Ah, yes, It's like the music of pixelated gaming. I absolutely enjoy it. 



bdcharles said:


> The wonderful thing about that genre of music is that nothing quite hangs together for the duration of a song



Yes, it's free flowing. You can just jump into the sounds whenever you want. 



bdcharles said:


> ;beats speed up randomly to the syncopated sounds of digital failure and you can just imagine some Kyoto teenager tearing his hair out as his carefully crafted composition spins off the plate.



Interesting way of putting it. I agree with you. 



bdcharles said:


> But in among that there are moments where it converges with an awesome serenity.



Yes, that's a perfect word to describe it. Serenity.
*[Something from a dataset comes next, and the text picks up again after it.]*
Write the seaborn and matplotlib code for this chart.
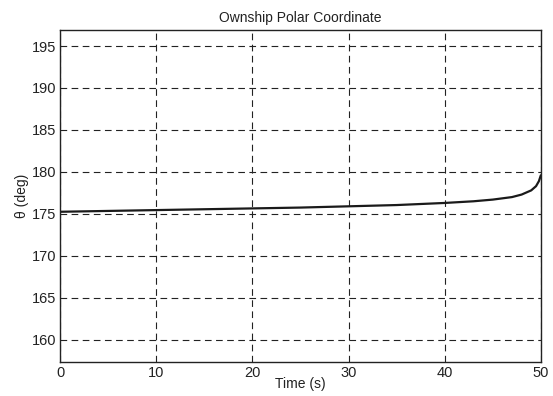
import matplotlib
matplotlib.use("Agg")
import matplotlib.pyplot as plt
import seaborn as sns
import pandas as pd

time_s = [0, 5, 10, 15, 20, 25, 30, 35, 40, 43, 45, 47, 48, 49, 49.5, 49.8, 50]
theta_deg = [175.25, 175.35, 175.45, 175.55, 175.65, 175.75, 175.9, 176.05, 176.3,
             176.5, 176.7, 177.0, 177.3, 177.8, 178.3, 178.9, 179.6]
x_ticks = [0, 10, 20, 30, 40, 50]
y_ticks = [160, 165, 170, 175, 180, 185, 190, 195]

sns.set_theme(style="white")
plt.rcParams['font.family'] = ['Liberation Sans', 'DejaVu Sans']

df = pd.DataFrame({"t": time_s, "theta": theta_deg})

fig = plt.figure(figsize=(5.53, 3.96), dpi=100)
ax = fig.add_axes([0.109, 0.087, 0.869, 0.837])
sns.lineplot(data=df, x="t", y="theta", ax=ax, color="#1a1a1a", linewidth=1.6)

ax.set_xlim(0, 50)
ax.set_ylim(157.4, 196.9)
ax.set_xticks(x_ticks)
ax.set_yticks(y_ticks)
ax.tick_params(direction="in", length=4, labelsize=10.5, colors="#222222", pad=3)
ax.grid(True, color="#222222", linestyle=(0, (6, 4)), linewidth=0.8)
for s in ax.spines.values():
    s.set_color("#222222")
    s.set_linewidth(1.0)
ax.set_title("Ownship Polar Coordinate", fontsize=10, pad=6, color="#222222")
ax.set_xlabel("Time (s)", fontsize=10, labelpad=-2, color="#222222")
ax.set_ylabel("θ (deg)", fontsize=10, labelpad=2, color="#222222")

fig.savefig("out.png", dpi=100)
There's something unique about it. 



bdcharles said:


> Like the titles in their cracked English that invoke some alternate present, it's perfectly "other", a lover viewed as a flickering hologram;



I like how you say, "cracked English." I get what you're saying. 



bdcharles said:


> My Little Beautiful, Prays, Constract Contrast, Silent Of Light, Senkyou, Little Kinds, Telecastic Echoes.



Should I search YouTube for these? 



bdcharles said:


> Sonically, you might get a pulsing backrhythm that simultaneously sounds like the loading noise of old 1980s computers, and a blue binaural sea on Epsilon Eridani IV.



Haha, I am in such a weird gaming mood right now thinking about it. 



bdcharles said:


> Emotionally you might feel its heartbreaking simplicity.



I love how you express this feeling. 



bdcharles said:


> It is inspirational. My writing tries to draw from it.



I am intrigued to see your writing directly inspired from this genre of Japanese music. 



bdcharles said:


> I have characters named after the spambots that fill up my junk mail folder. When I make a typo in written dialogue, it stays where it lands.



Okay, this threw me off. What do the spambots have to do with the music?


----------



## Sleepwriter (Apr 16, 2016)

never heard of Japanese chiptune.  And now that I've listened to some of it...it brings back some good memories, and at the same time I'm like what the heck is this? I feel like I've eaten some bad mushrooms and landed in some kind of quasi-digitized world.


----------



## J Anfinson (Apr 16, 2016)

Anything that inspires can't be a bad thing, I suppose. I'm kind of with Cage on this one, though. Huh?


----------



## bazz cargo (Apr 17, 2016)

Bugger. I have some old Tracker stuff from way back in my Atari days. I can't get my PC to recognise the floppy discs. Probably corrupted to hell and back.


----------



## PrinzeCharming (Apr 17, 2016)

bazz cargo said:


> Bugger. I have some old Tracker stuff from way back in my Atari days.



That's exactly what I felt after reading the OP. In the beginning of Todd Carey's Nintendo, you can get a small taste of the chiptune from the video games. 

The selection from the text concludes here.